--- STORED ROWS ---

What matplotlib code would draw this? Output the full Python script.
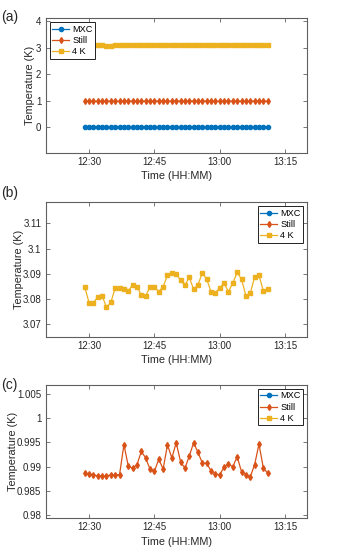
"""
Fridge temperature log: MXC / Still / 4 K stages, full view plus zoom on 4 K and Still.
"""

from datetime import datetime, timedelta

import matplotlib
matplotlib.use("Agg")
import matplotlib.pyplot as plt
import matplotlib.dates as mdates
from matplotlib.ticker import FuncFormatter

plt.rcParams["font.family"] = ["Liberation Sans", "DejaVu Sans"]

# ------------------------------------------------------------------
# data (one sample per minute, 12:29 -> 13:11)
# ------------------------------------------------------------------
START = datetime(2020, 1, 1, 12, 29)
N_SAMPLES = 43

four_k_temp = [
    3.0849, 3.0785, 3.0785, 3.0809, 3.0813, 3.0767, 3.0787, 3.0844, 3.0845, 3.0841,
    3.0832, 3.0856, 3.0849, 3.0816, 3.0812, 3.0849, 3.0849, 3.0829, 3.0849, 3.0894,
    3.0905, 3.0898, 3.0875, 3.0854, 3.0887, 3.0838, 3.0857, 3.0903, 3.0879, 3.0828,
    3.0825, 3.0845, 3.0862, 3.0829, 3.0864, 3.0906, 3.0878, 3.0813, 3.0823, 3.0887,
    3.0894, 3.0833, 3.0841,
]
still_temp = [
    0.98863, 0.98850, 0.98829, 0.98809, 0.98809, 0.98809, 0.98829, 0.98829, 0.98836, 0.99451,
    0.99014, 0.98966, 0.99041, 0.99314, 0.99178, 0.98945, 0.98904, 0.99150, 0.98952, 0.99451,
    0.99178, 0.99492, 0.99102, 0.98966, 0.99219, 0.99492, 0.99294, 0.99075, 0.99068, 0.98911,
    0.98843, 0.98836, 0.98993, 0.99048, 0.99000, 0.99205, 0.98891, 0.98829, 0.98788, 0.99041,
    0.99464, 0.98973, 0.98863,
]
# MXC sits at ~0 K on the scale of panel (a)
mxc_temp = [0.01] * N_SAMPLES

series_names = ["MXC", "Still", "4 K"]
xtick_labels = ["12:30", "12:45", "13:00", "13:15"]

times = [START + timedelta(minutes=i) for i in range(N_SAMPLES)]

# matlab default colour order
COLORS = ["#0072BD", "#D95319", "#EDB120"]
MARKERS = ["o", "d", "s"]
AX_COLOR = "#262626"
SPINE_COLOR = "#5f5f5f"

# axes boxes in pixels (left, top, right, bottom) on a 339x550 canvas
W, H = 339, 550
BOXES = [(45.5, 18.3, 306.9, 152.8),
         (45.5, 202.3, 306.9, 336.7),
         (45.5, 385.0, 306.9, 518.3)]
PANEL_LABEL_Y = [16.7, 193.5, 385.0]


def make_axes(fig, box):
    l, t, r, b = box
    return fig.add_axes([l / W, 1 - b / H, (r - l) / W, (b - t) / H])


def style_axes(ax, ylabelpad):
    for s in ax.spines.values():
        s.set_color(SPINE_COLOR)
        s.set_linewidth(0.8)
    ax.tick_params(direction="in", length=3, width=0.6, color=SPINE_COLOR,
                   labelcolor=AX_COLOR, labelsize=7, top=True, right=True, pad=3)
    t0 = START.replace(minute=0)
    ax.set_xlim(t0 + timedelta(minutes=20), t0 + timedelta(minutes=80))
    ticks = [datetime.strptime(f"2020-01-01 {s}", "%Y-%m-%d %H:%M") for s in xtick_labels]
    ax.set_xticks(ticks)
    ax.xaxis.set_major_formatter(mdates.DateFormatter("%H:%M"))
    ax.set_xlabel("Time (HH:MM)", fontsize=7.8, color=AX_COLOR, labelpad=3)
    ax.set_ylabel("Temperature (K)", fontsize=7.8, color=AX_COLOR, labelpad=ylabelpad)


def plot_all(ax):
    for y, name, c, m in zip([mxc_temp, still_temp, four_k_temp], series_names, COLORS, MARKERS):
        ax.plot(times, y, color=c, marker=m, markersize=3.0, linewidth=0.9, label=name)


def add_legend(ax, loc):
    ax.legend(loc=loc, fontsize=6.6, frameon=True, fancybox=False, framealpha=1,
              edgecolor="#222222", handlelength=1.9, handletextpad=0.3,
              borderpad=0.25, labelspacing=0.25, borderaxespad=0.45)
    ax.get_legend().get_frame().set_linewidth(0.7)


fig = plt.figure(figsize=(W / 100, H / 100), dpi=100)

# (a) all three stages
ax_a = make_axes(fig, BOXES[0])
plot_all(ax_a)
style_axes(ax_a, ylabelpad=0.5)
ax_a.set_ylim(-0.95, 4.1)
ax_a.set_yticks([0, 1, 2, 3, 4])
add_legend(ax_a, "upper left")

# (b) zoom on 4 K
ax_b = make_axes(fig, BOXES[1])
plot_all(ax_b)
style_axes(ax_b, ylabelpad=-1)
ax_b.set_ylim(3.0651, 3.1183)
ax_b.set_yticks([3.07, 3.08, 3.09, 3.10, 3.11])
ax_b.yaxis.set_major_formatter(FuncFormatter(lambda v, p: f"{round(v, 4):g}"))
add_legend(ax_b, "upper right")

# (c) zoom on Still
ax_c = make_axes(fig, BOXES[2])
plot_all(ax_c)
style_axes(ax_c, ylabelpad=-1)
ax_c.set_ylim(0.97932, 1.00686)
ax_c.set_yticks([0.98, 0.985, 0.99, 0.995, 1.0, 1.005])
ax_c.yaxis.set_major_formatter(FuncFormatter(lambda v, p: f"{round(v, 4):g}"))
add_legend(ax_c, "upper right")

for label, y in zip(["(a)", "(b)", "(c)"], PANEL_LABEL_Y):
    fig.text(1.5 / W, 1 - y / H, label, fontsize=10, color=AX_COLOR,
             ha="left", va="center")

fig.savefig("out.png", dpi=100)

---
--- STORED ROWS ---

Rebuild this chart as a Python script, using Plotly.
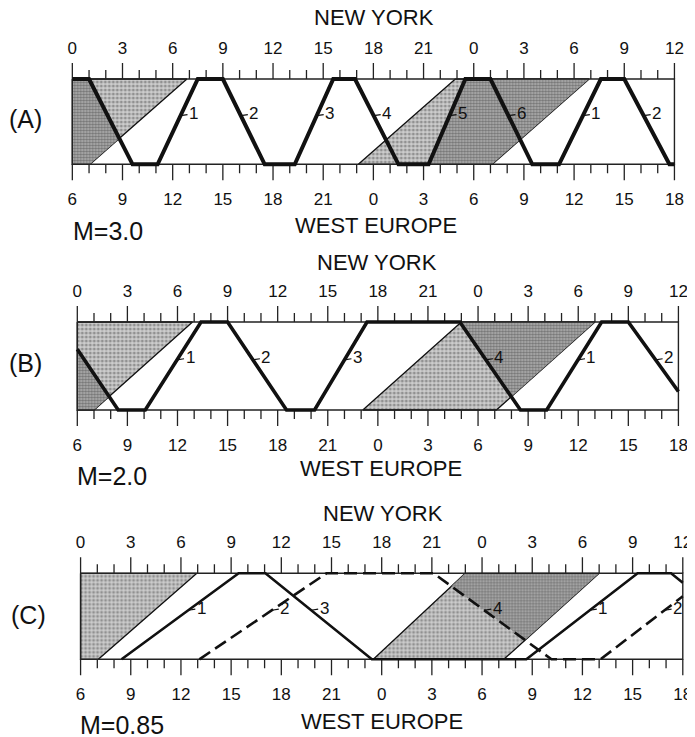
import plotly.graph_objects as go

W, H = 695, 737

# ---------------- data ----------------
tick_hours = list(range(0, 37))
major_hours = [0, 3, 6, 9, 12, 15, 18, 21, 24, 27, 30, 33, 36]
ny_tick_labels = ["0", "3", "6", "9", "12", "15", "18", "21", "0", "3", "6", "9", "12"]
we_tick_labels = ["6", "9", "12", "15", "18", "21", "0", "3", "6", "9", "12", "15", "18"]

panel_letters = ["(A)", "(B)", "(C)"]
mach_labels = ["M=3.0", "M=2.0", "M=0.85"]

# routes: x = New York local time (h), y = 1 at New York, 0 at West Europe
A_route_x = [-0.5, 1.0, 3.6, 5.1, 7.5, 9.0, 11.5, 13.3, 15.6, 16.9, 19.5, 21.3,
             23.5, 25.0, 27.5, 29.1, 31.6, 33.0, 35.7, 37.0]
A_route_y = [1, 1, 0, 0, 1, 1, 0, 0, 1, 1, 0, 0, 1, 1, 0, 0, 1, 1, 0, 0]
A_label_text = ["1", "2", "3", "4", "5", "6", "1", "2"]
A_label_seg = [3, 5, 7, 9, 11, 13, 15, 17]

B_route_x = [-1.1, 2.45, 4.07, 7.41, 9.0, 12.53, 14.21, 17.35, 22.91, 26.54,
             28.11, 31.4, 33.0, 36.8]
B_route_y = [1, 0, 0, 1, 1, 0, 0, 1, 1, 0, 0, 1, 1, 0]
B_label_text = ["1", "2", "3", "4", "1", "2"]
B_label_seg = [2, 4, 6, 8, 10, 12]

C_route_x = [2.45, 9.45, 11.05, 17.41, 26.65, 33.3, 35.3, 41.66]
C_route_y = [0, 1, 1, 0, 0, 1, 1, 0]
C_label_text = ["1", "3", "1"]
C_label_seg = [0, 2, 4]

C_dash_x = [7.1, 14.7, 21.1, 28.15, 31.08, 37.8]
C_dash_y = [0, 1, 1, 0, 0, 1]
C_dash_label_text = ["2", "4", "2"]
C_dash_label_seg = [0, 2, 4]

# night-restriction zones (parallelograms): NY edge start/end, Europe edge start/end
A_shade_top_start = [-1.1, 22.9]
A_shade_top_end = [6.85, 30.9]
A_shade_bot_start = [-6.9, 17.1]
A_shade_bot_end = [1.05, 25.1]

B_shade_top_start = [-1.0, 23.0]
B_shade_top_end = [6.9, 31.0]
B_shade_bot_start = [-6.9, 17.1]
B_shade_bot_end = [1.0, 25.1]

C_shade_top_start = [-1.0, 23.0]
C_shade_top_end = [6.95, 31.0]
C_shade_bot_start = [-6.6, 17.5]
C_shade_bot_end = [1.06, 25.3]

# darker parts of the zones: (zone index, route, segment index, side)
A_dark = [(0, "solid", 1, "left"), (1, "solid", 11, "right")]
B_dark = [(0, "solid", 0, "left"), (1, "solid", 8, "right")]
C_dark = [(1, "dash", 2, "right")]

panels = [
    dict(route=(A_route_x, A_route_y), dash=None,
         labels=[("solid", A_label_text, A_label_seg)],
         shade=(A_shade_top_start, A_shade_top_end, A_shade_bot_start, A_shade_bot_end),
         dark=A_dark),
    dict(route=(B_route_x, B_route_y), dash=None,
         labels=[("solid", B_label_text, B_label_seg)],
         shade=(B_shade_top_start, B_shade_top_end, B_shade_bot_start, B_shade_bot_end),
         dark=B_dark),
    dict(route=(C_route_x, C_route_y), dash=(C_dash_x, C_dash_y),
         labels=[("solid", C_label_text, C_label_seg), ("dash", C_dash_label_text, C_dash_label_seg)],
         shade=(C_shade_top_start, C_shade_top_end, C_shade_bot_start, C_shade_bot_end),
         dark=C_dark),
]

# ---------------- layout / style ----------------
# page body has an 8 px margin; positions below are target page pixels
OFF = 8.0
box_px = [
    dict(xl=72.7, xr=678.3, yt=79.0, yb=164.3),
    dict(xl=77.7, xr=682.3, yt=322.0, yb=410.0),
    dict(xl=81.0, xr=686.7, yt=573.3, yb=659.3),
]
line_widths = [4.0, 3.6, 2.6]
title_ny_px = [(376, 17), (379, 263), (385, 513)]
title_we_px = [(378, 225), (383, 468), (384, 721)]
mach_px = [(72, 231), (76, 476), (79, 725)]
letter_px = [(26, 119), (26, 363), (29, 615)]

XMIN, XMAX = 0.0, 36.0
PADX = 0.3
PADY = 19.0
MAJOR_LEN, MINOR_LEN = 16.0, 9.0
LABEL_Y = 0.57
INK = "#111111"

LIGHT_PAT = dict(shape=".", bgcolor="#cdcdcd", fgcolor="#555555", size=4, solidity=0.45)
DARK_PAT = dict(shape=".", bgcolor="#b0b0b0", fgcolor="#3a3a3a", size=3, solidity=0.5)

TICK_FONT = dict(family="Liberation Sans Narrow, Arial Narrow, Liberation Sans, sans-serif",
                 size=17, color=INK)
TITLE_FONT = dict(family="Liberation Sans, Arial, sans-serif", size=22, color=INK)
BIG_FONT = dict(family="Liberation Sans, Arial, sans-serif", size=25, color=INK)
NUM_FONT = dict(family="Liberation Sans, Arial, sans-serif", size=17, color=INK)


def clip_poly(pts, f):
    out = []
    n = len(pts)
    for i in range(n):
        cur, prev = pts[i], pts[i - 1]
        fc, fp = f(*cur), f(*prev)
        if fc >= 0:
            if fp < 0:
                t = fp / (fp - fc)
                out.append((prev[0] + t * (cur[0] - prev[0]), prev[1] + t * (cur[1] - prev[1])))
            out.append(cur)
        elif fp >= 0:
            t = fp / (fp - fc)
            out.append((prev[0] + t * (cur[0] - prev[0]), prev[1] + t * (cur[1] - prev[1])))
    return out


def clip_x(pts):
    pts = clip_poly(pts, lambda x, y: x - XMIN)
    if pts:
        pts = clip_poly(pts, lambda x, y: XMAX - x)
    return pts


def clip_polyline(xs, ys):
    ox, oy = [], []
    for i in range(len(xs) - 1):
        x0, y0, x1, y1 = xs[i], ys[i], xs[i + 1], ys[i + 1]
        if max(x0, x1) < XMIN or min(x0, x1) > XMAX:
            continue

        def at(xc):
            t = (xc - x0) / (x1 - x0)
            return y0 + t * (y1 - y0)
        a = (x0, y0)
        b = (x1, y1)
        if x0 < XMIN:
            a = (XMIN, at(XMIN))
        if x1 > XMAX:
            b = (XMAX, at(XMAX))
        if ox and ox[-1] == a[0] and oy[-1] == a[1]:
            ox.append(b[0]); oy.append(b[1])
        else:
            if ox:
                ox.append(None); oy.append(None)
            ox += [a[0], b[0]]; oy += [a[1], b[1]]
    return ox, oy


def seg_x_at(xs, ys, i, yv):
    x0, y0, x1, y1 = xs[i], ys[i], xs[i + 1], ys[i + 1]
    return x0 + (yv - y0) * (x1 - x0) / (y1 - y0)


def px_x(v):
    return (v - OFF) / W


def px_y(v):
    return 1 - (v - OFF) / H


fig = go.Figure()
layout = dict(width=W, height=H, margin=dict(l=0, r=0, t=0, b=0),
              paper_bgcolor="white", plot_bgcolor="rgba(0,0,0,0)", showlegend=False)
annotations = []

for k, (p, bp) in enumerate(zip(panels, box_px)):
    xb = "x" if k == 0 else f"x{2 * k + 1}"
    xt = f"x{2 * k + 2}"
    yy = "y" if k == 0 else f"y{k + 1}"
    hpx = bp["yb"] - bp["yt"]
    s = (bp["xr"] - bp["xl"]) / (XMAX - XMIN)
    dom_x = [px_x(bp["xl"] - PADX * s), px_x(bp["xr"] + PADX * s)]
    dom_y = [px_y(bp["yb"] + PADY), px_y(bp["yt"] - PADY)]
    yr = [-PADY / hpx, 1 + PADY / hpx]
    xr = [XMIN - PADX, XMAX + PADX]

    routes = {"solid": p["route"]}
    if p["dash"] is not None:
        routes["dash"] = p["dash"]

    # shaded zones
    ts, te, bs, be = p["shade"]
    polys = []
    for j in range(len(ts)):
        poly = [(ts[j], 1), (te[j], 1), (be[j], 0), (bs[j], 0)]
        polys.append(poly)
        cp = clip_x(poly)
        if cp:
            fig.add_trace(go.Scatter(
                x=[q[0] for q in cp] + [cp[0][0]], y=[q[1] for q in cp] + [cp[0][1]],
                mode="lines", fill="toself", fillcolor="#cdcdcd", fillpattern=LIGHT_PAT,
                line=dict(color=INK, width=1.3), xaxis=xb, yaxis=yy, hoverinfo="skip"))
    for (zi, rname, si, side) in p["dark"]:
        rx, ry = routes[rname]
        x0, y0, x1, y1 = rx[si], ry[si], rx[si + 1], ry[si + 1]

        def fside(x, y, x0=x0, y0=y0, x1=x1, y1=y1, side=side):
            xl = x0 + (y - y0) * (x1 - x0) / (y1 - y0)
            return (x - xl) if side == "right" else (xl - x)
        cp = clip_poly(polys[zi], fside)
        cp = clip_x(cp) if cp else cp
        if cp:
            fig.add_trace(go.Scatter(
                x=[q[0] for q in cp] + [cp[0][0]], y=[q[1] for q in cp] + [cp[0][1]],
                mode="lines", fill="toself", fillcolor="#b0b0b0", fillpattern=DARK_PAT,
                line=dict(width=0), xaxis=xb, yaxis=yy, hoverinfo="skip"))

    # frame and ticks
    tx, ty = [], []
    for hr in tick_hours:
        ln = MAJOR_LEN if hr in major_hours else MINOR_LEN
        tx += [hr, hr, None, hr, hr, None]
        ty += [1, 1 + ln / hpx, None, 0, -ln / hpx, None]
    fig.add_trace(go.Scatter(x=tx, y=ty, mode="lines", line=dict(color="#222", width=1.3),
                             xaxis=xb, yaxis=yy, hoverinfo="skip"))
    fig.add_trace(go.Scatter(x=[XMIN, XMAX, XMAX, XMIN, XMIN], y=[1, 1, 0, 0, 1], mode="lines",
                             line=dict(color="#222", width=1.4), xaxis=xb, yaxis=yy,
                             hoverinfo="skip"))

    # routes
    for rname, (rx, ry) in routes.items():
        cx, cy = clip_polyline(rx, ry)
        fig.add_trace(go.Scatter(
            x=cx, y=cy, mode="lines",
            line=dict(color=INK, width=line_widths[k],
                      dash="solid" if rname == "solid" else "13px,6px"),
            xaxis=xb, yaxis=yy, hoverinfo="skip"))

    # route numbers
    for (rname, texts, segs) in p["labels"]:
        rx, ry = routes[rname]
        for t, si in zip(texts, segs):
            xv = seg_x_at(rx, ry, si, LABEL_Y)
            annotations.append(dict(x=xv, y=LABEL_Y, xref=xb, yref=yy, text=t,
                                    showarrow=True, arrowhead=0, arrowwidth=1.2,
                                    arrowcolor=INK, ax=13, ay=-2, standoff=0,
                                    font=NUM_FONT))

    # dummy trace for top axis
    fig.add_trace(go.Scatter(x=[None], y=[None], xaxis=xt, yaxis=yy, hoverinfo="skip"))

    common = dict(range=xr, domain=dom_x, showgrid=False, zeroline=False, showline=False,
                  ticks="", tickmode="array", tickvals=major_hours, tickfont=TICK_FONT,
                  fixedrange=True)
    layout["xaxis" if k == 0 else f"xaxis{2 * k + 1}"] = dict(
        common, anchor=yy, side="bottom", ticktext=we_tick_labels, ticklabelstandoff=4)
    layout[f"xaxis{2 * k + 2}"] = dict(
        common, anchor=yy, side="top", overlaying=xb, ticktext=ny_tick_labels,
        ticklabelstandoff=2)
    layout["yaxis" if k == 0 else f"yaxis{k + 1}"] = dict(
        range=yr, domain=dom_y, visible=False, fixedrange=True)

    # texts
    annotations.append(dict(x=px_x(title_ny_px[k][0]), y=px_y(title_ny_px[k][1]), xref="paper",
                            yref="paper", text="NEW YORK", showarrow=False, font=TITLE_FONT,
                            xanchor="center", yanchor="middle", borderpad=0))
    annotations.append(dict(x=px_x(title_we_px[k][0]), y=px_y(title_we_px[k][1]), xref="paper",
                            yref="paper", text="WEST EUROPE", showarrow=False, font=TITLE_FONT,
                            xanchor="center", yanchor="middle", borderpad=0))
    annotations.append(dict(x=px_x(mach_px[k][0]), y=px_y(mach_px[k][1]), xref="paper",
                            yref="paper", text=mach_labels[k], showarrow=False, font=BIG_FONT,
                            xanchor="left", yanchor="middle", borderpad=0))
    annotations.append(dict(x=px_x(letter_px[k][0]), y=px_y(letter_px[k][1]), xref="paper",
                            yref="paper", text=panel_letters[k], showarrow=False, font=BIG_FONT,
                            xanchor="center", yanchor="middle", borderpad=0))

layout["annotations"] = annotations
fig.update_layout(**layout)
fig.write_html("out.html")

---

- [EXERCISE GOAL]: Using the entries above, repeat exactly the lines from the one with "Rebuild this chart" to the one with "B_label_seg = [2, 4, 6, 8, 10, 12]", both included, and leave the pictures behind.

- [ANSWER TO THE PROBLEM]:
Rebuild this chart as a Python script, using Plotly.
import plotly.graph_objects as go

W, H = 695, 737

# ---------------- data ----------------
tick_hours = list(range(0, 37))
major_hours = [0, 3, 6, 9, 12, 15, 18, 21, 24, 27, 30, 33, 36]
ny_tick_labels = ["0", "3", "6", "9", "12", "15", "18", "21", "0", "3", "6", "9", "12"]
we_tick_labels = ["6", "9", "12", "15", "18", "21", "0", "3", "6", "9", "12", "15", "18"]

panel_letters = ["(A)", "(B)", "(C)"]
mach_labels = ["M=3.0", "M=2.0", "M=0.85"]

# routes: x = New York local time (h), y = 1 at New York, 0 at West Europe
A_route_x = [-0.5, 1.0, 3.6, 5.1, 7.5, 9.0, 11.5, 13.3, 15.6, 16.9, 19.5, 21.3,
             23.5, 25.0, 27.5, 29.1, 31.6, 33.0, 35.7, 37.0]
A_route_y = [1, 1, 0, 0, 1, 1, 0, 0, 1, 1, 0, 0, 1, 1, 0, 0, 1, 1, 0, 0]
A_label_text = ["1", "2", "3", "4", "5", "6", "1", "2"]
A_label_seg = [3, 5, 7, 9, 11, 13, 15, 17]

B_route_x = [-1.1, 2.45, 4.07, 7.41, 9.0, 12.53, 14.21, 17.35, 22.91, 26.54,
             28.11, 31.4, 33.0, 36.8]
B_route_y = [1, 0, 0, 1, 1, 0, 0, 1, 1, 0, 0, 1, 1, 0]
B_label_text = ["1", "2", "3", "4", "1", "2"]
B_label_seg = [2, 4, 6, 8, 10, 12]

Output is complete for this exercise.